Where have all the policemen gone? Ask the Home Office
I WENT to a retirement do the other day and it brought memories flooding back.
It was to say farewell to Sgt Steve Blair, the man who has worked brilliantly and tirelessly in the child protection unit for more years than he cares to remember. He was a copper from the old school.
There were some other former officers there from the same stable as Steve, again coppers who had spent their lives policing the streets and bringing criminals to justice.
How times change.
The role of the modern-day policeman, especially senior officers, is vastly different.
Now it is about working in partnership with other public bodies, statistics, being forced to pander to Home Office initiatives, customer care and public confidence ratings.
I spotted a story in one of the national newspapers the other day which claimed police had even been told not to use the 'C' word when they talked to the public.
Evidently, a new Home Office directive has told officers to play down the risk of crime because it may worry the public and give the police a bad name.
Apparently, the Home Office now marks the police on a 'public confidence' measure. It's all about making sure the 'fear of crime' is reduced to make residents feel safer.
One former police officer who spent more than three decades in the Devon and Cornwall force has seen times change.
He says: "When I joined the police you policed the streets. You made arrests and got offenders to court. There our responsibility stopped.
"The core purpose of the policeman is the prevention and detection of crime.
"Detection is about getting out there and finding who is doing it. Prevention is about giving advice but more importantly it should be about having a presence on the streets.
"Now it is all politics.
"Where have all the policemen gone? They have gone to departments that bureaucrats have given us to feed them with statistics to tell the public it is all wonderful.
"It is all about finance and targets.
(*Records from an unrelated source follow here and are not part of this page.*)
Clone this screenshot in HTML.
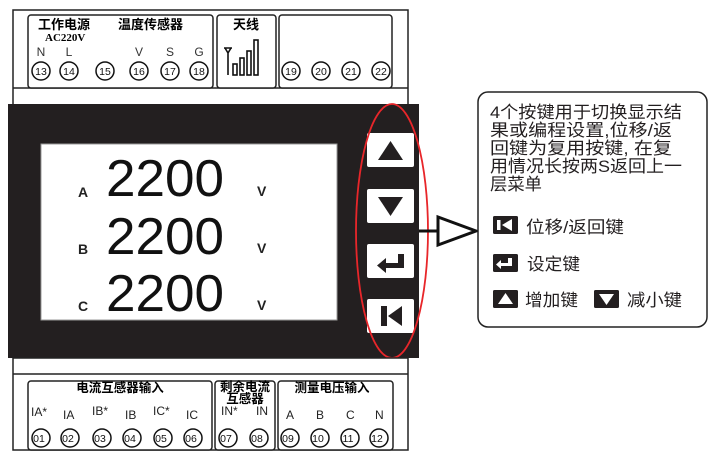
<!DOCTYPE html>
<html><head><meta charset="utf-8"><style>
html,body{margin:0;padding:0;background:#fff;}
svg{display:block;}
text{font-family:"Liberation Sans","Noto Sans CJK SC",sans-serif;}
.cj{font-family:"Liberation Sans","Noto Sans CJK SC",sans-serif;font-weight:bold;}
</style></head><body>
<svg width="718" height="462" viewBox="0 0 718 462" xmlns="http://www.w3.org/2000/svg">
<rect x="13" y="10" width="395" height="96" fill="#fff" stroke="#222" stroke-width="1.5"/>
<line x1="13" y1="88" x2="408" y2="88" stroke="#222" stroke-width="1.5"/>
<rect x="28" y="15" width="185" height="73" rx="3" fill="#fff" stroke="#222" stroke-width="1.5"/>
<rect x="217" y="15" width="59" height="73" rx="3" fill="#fff" stroke="#222" stroke-width="1.5"/>
<rect x="279" y="15" width="113" height="73" rx="3" fill="#fff" stroke="#222" stroke-width="1.5"/>
<text x="38" y="29" font-size="13" class="cj">工作电源</text>
<text x="45" y="41" font-size="11" style="font-family:'Liberation Serif',serif" font-weight="bold">AC220V</text>
<text x="118" y="29" font-size="13" class="cj">温度传感器</text>
<text x="233" y="29" font-size="13" class="cj">天线</text>
<g font-size="12" fill="#333" text-anchor="middle">
<text x="41" y="56">N</text><text x="69" y="56">L</text><text x="139" y="56">V</text><text x="170" y="56">S</text><text x="199" y="56">G</text>
</g>
<g fill="none" stroke="#111" stroke-width="1.5">
<circle cx="41" cy="71" r="9"/><circle cx="69" cy="71" r="9"/><circle cx="105" cy="71" r="9"/><circle cx="139" cy="71" r="9"/><circle cx="170" cy="71" r="9"/><circle cx="199" cy="71" r="9"/>
<circle cx="291" cy="71" r="9"/><circle cx="321" cy="71" r="9"/><circle cx="351" cy="71" r="9"/><circle cx="381" cy="71" r="9"/>
</g>
<g font-size="10.5" text-anchor="middle" fill="#111">
<text x="41" y="75">13</text><text x="69" y="75">14</text><text x="105" y="75">15</text><text x="139" y="75">16</text><text x="170" y="75">17</text><text x="199" y="75">18</text>
<text x="291" y="75">19</text><text x="321" y="75">20</text><text x="351" y="75">21</text><text x="381" y="75">22</text>
</g>
<g fill="none" stroke="#111" stroke-width="1.6">
<path d="M224 48 L232 48 M225 48 L228 53 L231 48 M228 53 L228 75"/>
<rect x="233" y="64" width="4" height="11"/><rect x="240" y="58" width="4" height="17"/><rect x="247" y="51" width="4" height="24"/><rect x="254" y="40" width="4" height="35"/>
</g>
<rect x="8" y="104" width="411" height="254" fill="#231f20"/>
<rect x="41" y="144" width="296" height="176" fill="#fff" stroke="#999" stroke-width="1"/>
<g font-size="14" fill="#222" font-weight="bold">
<text x="78" y="197">A</text><text x="78" y="254">B</text><text x="78" y="311">C</text>
<text x="257" y="196">V</text><text x="257" y="253">V</text><text x="257" y="310">V</text>
</g>
<g font-size="52" fill="#111" style="font-family:'Liberation Mono',monospace">
<text x="106" y="196" textLength="118" lengthAdjust="spacingAndGlyphs">2200</text>
<text x="106" y="254" textLength="118" lengthAdjust="spacingAndGlyphs">2200</text>
<text x="106" y="311" textLength="118" lengthAdjust="spacingAndGlyphs">2200</text>
</g>
<g fill="#fff"><rect x="367" y="133" width="47" height="34" rx="2"/><rect x="367" y="189" width="47" height="34" rx="2"/><rect x="367" y="244" width="47" height="34" rx="2"/><rect x="367" y="299" width="47" height="34" rx="2"/></g>
<g fill="#231f20">
<polygon points="378,160 403,160 390.5,141"/>
<polygon points="378,197 403,197 390.5,216"/>
<path d="M398 254 h6 v14 h-18 v5 l-9 -7.5 l9 -7.5 v5 h12 z"/>
<path d="M381 306 h6 v20 h-6 z M388 316 l14 -10 v20 z"/>
</g>
<ellipse cx="392" cy="231" rx="36" ry="127" fill="none" stroke="#e8262a" stroke-width="1.8"/>
<line x1="419" y1="231" x2="437" y2="231" stroke="#111" stroke-width="3"/>
<polygon points="438,217 438,245 476,231" fill="#fff" stroke="#111" stroke-width="3"/>
<rect x="478" y="92" width="229" height="235" rx="10" fill="#fff" stroke="#222" stroke-width="1.5"/>
<g font-size="17" fill="#231f20" lengthAdjust="spacingAndGlyphs">
<text x="490" y="118" textLength="192" lengthAdjust="spacingAndGlyphs">4个按键用于切换显示结</text>
<text x="490" y="136" textLength="182" lengthAdjust="spacingAndGlyphs">果或编程设置,位移/返</text>
<text x="490" y="154" textLength="182" lengthAdjust="spacingAndGlyphs">回键为复用按键, 在复</text>
<text x="490" y="172" textLength="192" lengthAdjust="spacingAndGlyphs">用情况长按两S返回上一</text>
<text x="490" y="190" textLength="52" lengthAdjust="spacingAndGlyphs">层菜单</text>
<text x="526" y="233" textLength="98" lengthAdjust="spacingAndGlyphs">位移/返回键</text>
<text x="527" y="270" textLength="53" lengthAdjust="spacingAndGlyphs">设定键</text>
<text x="525" y="306" textLength="53" lengthAdjust="spacingAndGlyphs">增加键</text>
<text x="627" y="306" textLength="55" lengthAdjust="spacingAndGlyphs">减小键</text>
</g>
<g>
<rect x="493" y="216" width="25" height="18" rx="1.5" fill="#231f20"/>
<rect x="497" y="220" width="3.5" height="10" fill="#fff"/><polygon points="502,225 512,219 512,231" fill="#fff"/>
<rect x="493" y="254" width="25" height="18" rx="1.5" fill="#231f20"/>
<path d="M508 258 h4 v8 h-11 v3 l-5 -4.5 l5 -4.5 v3 h7 z" fill="#fff"/>
<rect x="493" y="290" width="25" height="18" rx="1.5" fill="#231f20"/>
<polygon points="498,304 513,304 505.5,293" fill="#fff"/>
<rect x="594" y="290" width="25" height="18" rx="1.5" fill="#231f20"/>
<polygon points="599,294 614,294 606.5,305" fill="#fff"/>
</g>
<rect x="13" y="358" width="395" height="92" fill="#fff" stroke="#222" stroke-width="1.5"/>
<line x1="13" y1="374" x2="408" y2="374" stroke="#222" stroke-width="1.5"/>
<rect x="28" y="381" width="184" height="69" rx="3" fill="#fff" stroke="#222" stroke-width="1.5"/>
<rect x="215" y="381" width="60" height="69" rx="3" fill="#fff" stroke="#222" stroke-width="1.5"/>
<rect x="278" y="381" width="115" height="69" rx="3" fill="#fff" stroke="#222" stroke-width="1.5"/>
<text x="120" y="392" font-size="12.5" class="cj" text-anchor="middle">电流互感器输入</text>
<text x="245" y="391" font-size="12.5" class="cj" text-anchor="middle">剩余电流</text>
<text x="245" y="403" font-size="12.5" class="cj" text-anchor="middle">互感器</text>
<text x="332" y="392" font-size="12.5" class="cj" text-anchor="middle">测量电压输入</text>
<g font-size="12" fill="#222">
<text x="31" y="416">IA*</text><text x="63" y="419">IA</text><text x="92" y="415">IB*</text><text x="125" y="419">IB</text><text x="153" y="415">IC*</text><text x="186" y="419">IC</text>
<text x="221" y="415">IN*</text><text x="256" y="415">IN</text>
<text x="286" y="419">A</text><text x="316" y="419">B</text><text x="346" y="419">C</text><text x="375" y="419">N</text>
</g>
<g fill="none" stroke="#111" stroke-width="1.5">
<circle cx="41" cy="438" r="9"/><circle cx="70" cy="438" r="9"/><circle cx="102" cy="438" r="9"/><circle cx="132" cy="438" r="9"/><circle cx="163" cy="438" r="9"/><circle cx="193" cy="438" r="9"/>
<circle cx="228" cy="438" r="9"/><circle cx="259" cy="438" r="9"/><circle cx="290" cy="438" r="9"/><circle cx="320" cy="438" r="9"/><circle cx="350" cy="438" r="9"/><circle cx="379" cy="438" r="9"/>
</g>
<g font-size="10.5" text-anchor="middle" fill="#111">
<text x="39" y="442">01</text><text x="68" y="442">02</text><text x="100" y="442">03</text><text x="130" y="442">04</text><text x="161" y="442">05</text><text x="191" y="442">06</text>
<text x="226" y="442">07</text><text x="257" y="442">08</text><text x="288" y="442">09</text><text x="318" y="442">10</text><text x="348" y="442">11</text><text x="377" y="442">12</text>
</g>
</svg>
</body></html>
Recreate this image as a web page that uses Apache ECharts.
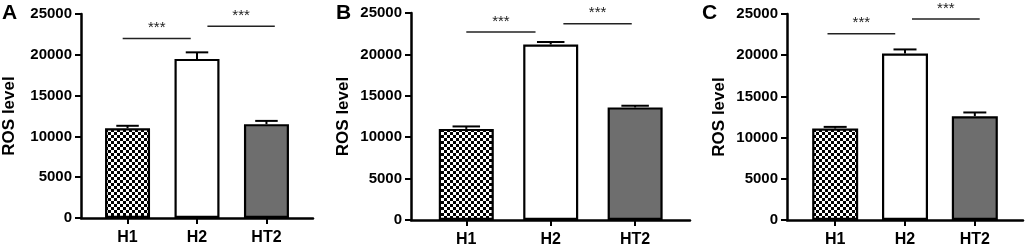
<!DOCTYPE html>
<html>
<head>
<meta charset="utf-8">
<script src="https://cdn.jsdelivr.net/npm/echarts@6/dist/echarts.min.js"></script>
<style>
    html, body {
        margin: 0;
        padding: 0;
        background: #fff;
    }

    #chart {
        width: 1026px;
        height: 248px;
    }
</style>
</head>
<body>
<div id="chart"></div>
<script>
    // 数据
    var categories = ['H1', 'H2', 'HT2'];
    var positions = [1, 2, 3];
    var panelLetters = ['A', 'B', 'C'];
    var yTicks = [0, 5000, 10000, 15000, 20000, 25000];

    var meansA = [11000, 19500, 11500];
    var errA = [300, 800, 400];
    var meansB = [11000, 21200, 13600];
    var errB = [300, 300, 200];
    var meansC = [11100, 20200, 12600];
    var errC = [200, 500, 450];

    // 显著性标记: [x起, x止, y]
    var sigA = [[0.93, 1.91, 22000], [2.15, 3.12, 23500]];
    var sigB = [[1.0, 1.82, 22700], [2.15, 2.96, 23700]];
    var sigC = [[0.89, 1.86, 22600], [2.10, 3.07, 24400]];
    var sigText = '***';

    var means = [meansA, meansB, meansC];
    var errs = [errA, errB, errC];
    var sigs = [sigA, sigB, sigC];

    // 棋盘格填充
    var checker = document.createElement('canvas');
    checker.width = 6;
    checker.height = 6;
    var cctx = checker.getContext('2d');
    cctx.fillStyle = '#fff';
    cctx.fillRect(0, 0, 6, 6);
    cctx.fillStyle = '#000';
    cctx.fillRect(0, 0, 3, 3);
    cctx.fillRect(3, 3, 3, 3);

    var fills = [{ image: checker, repeat: 'repeat' }, '#ffffff', '#6e6e6e'];

    var font = 'Liberation Sans, Arial, sans-serif';

    // 三个面板布局
    var grids = [
        { left: 81, top: 14, width: 232, height: 204 },
        { left: 411, top: 13, width: 279, height: 207 },
        { left: 787, top: 14, width: 236, height: 206 }
    ];
    var xRanges = [[0.33, 3.67], [0.345, 3.65], [0.31, 3.69]];
    var barWidths = [45, 55, 46];
    var letterPos = [2, 336, 702];
    var nameGaps = [63, 59, 59];

    var myChart = echarts.init(document.getElementById('chart'), null, { renderer: 'canvas' });

    var option = {
        animation: false,
        backgroundColor: '#fff',
        title: [],
        grid: [],
        xAxis: [],
        yAxis: [],
        series: []
    };

    for (var i = 0; i < 3; i++) {
        option.title.push({
            text: panelLetters[i],
            left: letterPos[i],
            top: 3,
            padding: 0,
            textStyle: { fontSize: 21, fontWeight: 'bold', color: '#000', fontFamily: font }
        });
        option.grid.push(grids[i]);
        option.xAxis.push({
            type: 'value',
            gridIndex: i,
            min: xRanges[i][0],
            max: xRanges[i][1],
            splitLine: { show: false },
            axisLine: { lineStyle: { color: '#000', width: 2.5 } },
            axisTick: { customValues: positions, length: 6, lineStyle: { color: '#000', width: 2 } },
            axisLabel: {
                customValues: positions,
                margin: 12,
                color: '#000',
                fontSize: 16,
                fontWeight: 'bold',
                fontFamily: font,
                formatter: function(v) {
                    return categories[Math.round(v) - 1];
                }
            }
        });
        option.yAxis.push({
            type: 'value',
            gridIndex: i,
            min: yTicks[0],
            max: yTicks[yTicks.length - 1],
            interval: yTicks[1] - yTicks[0],
            name: 'ROS level',
            nameLocation: 'middle',
            nameRotate: 90,
            nameGap: nameGaps[i],
            nameTextStyle: { fontSize: 17, fontWeight: 'bold', color: '#000', fontFamily: font },
            splitLine: { show: false },
            axisLine: { show: true, lineStyle: { color: '#000', width: 2.5 } },
            axisTick: { show: true, length: 6, lineStyle: { color: '#000', width: 2 } },
            axisLabel: {
                margin: 9,
                color: '#000',
                fontSize: 15,
                fontWeight: 'bold',
                fontFamily: font,
                formatter: function(v) {
                    return String(v);
                }
            }
        });

        var barData = [];
        var errData = [];
        for (var j = 0; j < categories.length; j++) {
            barData.push({
                value: [positions[j], means[i][j]],
                itemStyle: { color: fills[j] }
            });
            errData.push([positions[j], means[i][j], errs[i][j]]);
        }

        option.series.push({
            type: 'bar',
            xAxisIndex: i,
            yAxisIndex: i,
            barWidth: barWidths[i],
            data: barData,
            itemStyle: { borderColor: '#000', borderWidth: 2.2 },
            z: 2
        });

        (function(capW) {
            option.series.push({
                type: 'custom',
                xAxisIndex: i,
                yAxisIndex: i,
                data: errData,
                z: 3,
                renderItem: function(params, api) {
                    var x = api.value(0),
                        m = api.value(1),
                        e = api.value(2);
                    var base = api.coord([x, m]);
                    var top = api.coord([x, m + e]);
                    return {
                        type: 'group',
                        children: [{
                            type: 'line',
                            shape: { x1: base[0], y1: base[1], x2: top[0], y2: top[1] },
                            style: { stroke: '#000', lineWidth: 2 }
                        }, {
                            type: 'line',
                            shape: { x1: top[0] - capW / 2, y1: top[1], x2: top[0] + capW / 2, y2: top[1] },
                            style: { stroke: '#000', lineWidth: 2 }
                        }]
                    };
                }
            });
        })(barWidths[i] * 0.5);

        option.series.push({
            type: 'custom',
            xAxisIndex: i,
            yAxisIndex: i,
            data: sigs[i],
            z: 4,
            clip: false,
            renderItem: function(params, api) {
                var p1 = api.coord([api.value(0), api.value(2)]);
                var p2 = api.coord([api.value(1), api.value(2)]);
                return {
                    type: 'group',
                    children: [{
                        type: 'line',
                        shape: { x1: p1[0], y1: p1[1], x2: p2[0], y2: p2[1] },
                        style: { stroke: '#222', lineWidth: 1.6 }
                    }, {
                        type: 'text',
                        style: {
                            text: sigText,
                            x: (p1[0] + p2[0]) / 2,
                            y: p1[1] - 3,
                            align: 'center',
                            verticalAlign: 'bottom',
                            font: '15px ' + font,
                            fill: '#222'
                        }
                    }]
                };
            }
        });
    }

    myChart.setOption(option);

    window.onresize = function() {
        myChart.resize();
    };
</script>
</body>
</html>
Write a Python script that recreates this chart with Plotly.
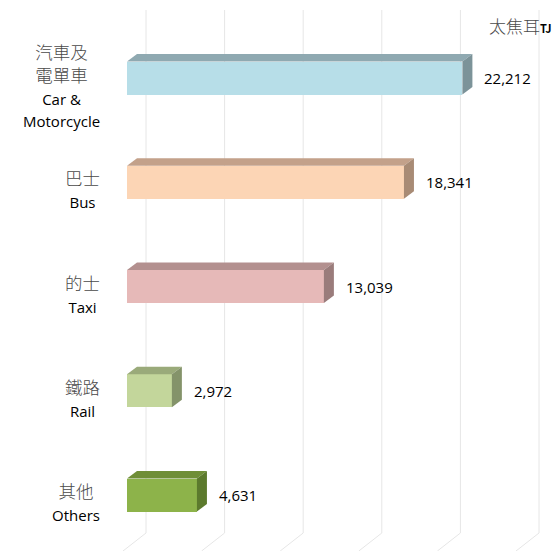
import plotly.graph_objects as go

# ---- data ----
cat_zh = ["汽車及<br>電單車", "巴士", "的士", "鐵路", "其他"]
cat_en = ["Car &amp;<br>Motorcycle", "Bus", "Taxi", "Rail", "Others"]
values = [22212, 18341, 13039, 2972, 4631]
unit_zh = "太焦耳"
unit_en = "TJ"

front_colors = ["#B7DEE8", "#FCD5B5", "#E6B9B8", "#C3D69B", "#8DB34A"]
top_colors = ["#8FA9B1", "#C3A18A", "#B3908F", "#9AAA7A", "#6F8E37"]
side_colors = ["#7C9399", "#A88B75", "#9A7C7B", "#84936A", "#5C7A2D"]

# ---- layout geometry (pixels) ----
W, H = 555, 551
ZERO_PX = 127          # pixel of value 0
K = 0.0151             # pixels per unit value
ROW0_PX = 78           # pixel centre of first category
ROW_STEP = 104.25      # pixel distance between categories
BAR_PX = 33            # bar thickness in px
DEPTH_X, DEPTH_Y = 10, 7.5  # 3D depth offsets in px

x_range = [-ZERO_PX / K, (W - ZERO_PX) / K]
y_range = [(H - ROW0_PX) / ROW_STEP, -ROW0_PX / ROW_STEP]

ypos = list(range(len(values)))
bw = BAR_PX / ROW_STEP
dxv = DEPTH_X / K
dyv = DEPTH_Y / ROW_STEP

fig = go.Figure()

# front faces
fig.add_trace(go.Bar(
    x=values, y=ypos, orientation="h", width=bw,
    marker=dict(color=front_colors, line=dict(width=0)),
    hoverinfo="skip", showlegend=False,
))

# top and side faces (computed from values)
for i, v in enumerate(values):
    yt = ypos[i] - bw / 2
    yb = ypos[i] + bw / 2
    fig.add_trace(go.Scatter(
        x=[0, v, v + dxv, dxv, 0],
        y=[yt, yt, yt - dyv, yt - dyv, yt],
        fill="toself", fillcolor=top_colors[i], mode="lines",
        line=dict(width=0, color=top_colors[i]), hoverinfo="skip", showlegend=False,
    ))
    fig.add_trace(go.Scatter(
        x=[v, v + dxv, v + dxv, v, v],
        y=[yt, yt - dyv, yb - dyv, yb, yt],
        fill="toself", fillcolor=side_colors[i], mode="lines",
        line=dict(width=0, color=side_colors[i]), hoverinfo="skip", showlegend=False,
    ))

annotations = []
# value labels
for i, v in enumerate(values):
    annotations.append(dict(
        x=v, y=ypos[i], xref="x", yref="y", text=f"{v:,}",
        xanchor="left", yanchor="middle", xshift=DEPTH_X + 10, yshift=0,
        showarrow=False, font=dict(family="Open Sans", size=15, color="#000000"),
    ))
# category labels
for i in range(len(values)):
    zh_lines = cat_zh[i].split("<br>")
    en_lines = cat_en[i].split("<br>")
    parts = [f"<span style='color:#4a4a4a;font-weight:300'>{z}</span>" for z in zh_lines]
    parts += [f"<span style='font-size:15px;color:#000'>{e}</span>" for e in en_lines]
    annotations.append(dict(
        x=102 / W, y=ypos[i], xref="paper", yref="y", text="<br>".join(parts),
        xanchor="right", yanchor="middle", align="center", yshift=-7,
        showarrow=False,
        font=dict(family="Open Sans, Noto Sans CJK TC", size=17.5, color="#000000"),
    ))
# unit label
annotations.append(dict(
    x=554 / W, y=1 - 25 / H, xref="paper", yref="paper",
    text=f"{unit_zh}<span style='font-size:11px;color:#000;font-weight:bold'>{unit_en}</span>",
    xanchor="right", yanchor="middle", showarrow=False,
    font=dict(family="Noto Sans CJK TC", size=17, color="#4a4a4a", weight=300),
))

# decorative 3D gridlines (back wall verticals + floor diagonals)
shapes = []
GRID_X0, GRID_STEP, GRID_N = 146, 78.6, 6
GRID_TOP, GRID_BOT = 10, 533
for j in range(GRID_N):
    gx = GRID_X0 + j * GRID_STEP
    shapes.append(dict(type="line", xref="paper", yref="paper", layer="below",
                       x0=gx / W, x1=gx / W, y0=1 - GRID_TOP / H, y1=1 - GRID_BOT / H,
                       line=dict(color="#E6E6E6", width=1)))
    shapes.append(dict(type="line", xref="paper", yref="paper", layer="below",
                       x0=gx / W, x1=(gx - 23) / W, y0=1 - GRID_BOT / H, y1=0,
                       line=dict(color="#E6E6E6", width=1)))

fig.update_layout(
    width=W, height=H,
    margin=dict(l=0, r=0, t=0, b=0),
    paper_bgcolor="white", plot_bgcolor="white",
    xaxis=dict(range=x_range, visible=False, fixedrange=True),
    yaxis=dict(range=y_range, visible=False, fixedrange=True),
    annotations=annotations, shapes=shapes,
    bargap=0,
)

fig.write_html(
    "out.html",
    config={"displayModeBar": False},
    post_script="document.body.style.margin='0px';document.body.style.overflow='hidden';",
)
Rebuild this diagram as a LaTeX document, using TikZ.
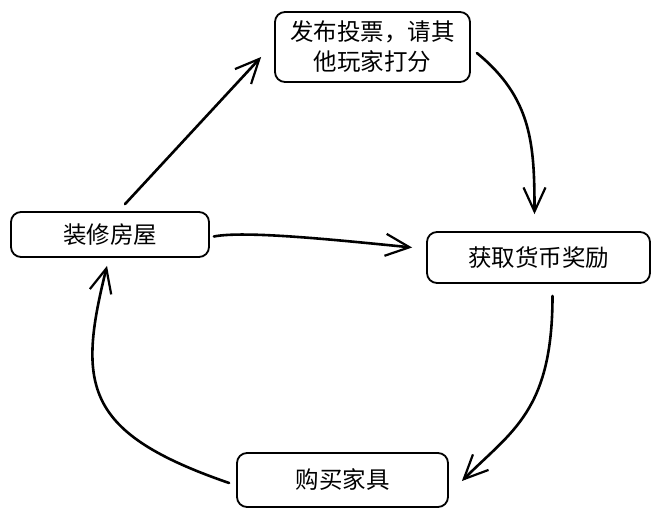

It is all Home Office driven.
"We have senior officers who are here just for five minutes and then they are off up the ladder.
"They are in charge of budgets and go to meetings. They don't want to rock the boat.
"In the last 10 or 12 years we have lost the plot."
Let me emphasise, Torbay is one of the safest places to live in the UK. Crime is no worse than anywhere else and the police do a marvellous job and the majority of people will say that without official, pointless and costly, confidence league tables.
It must also be said you can't blame officers who are forced to follow this and that process and tick this and that box.
The emphasis may now be on the Home Office, politicians, rankings, safer communities and patting each other on the back. And, yes, if they keep telling themselves enough times they are doing a good job — and have the statistics to prove it — they will eventually believe it.
But there is somebody out there who ain't going to be fooled. The public.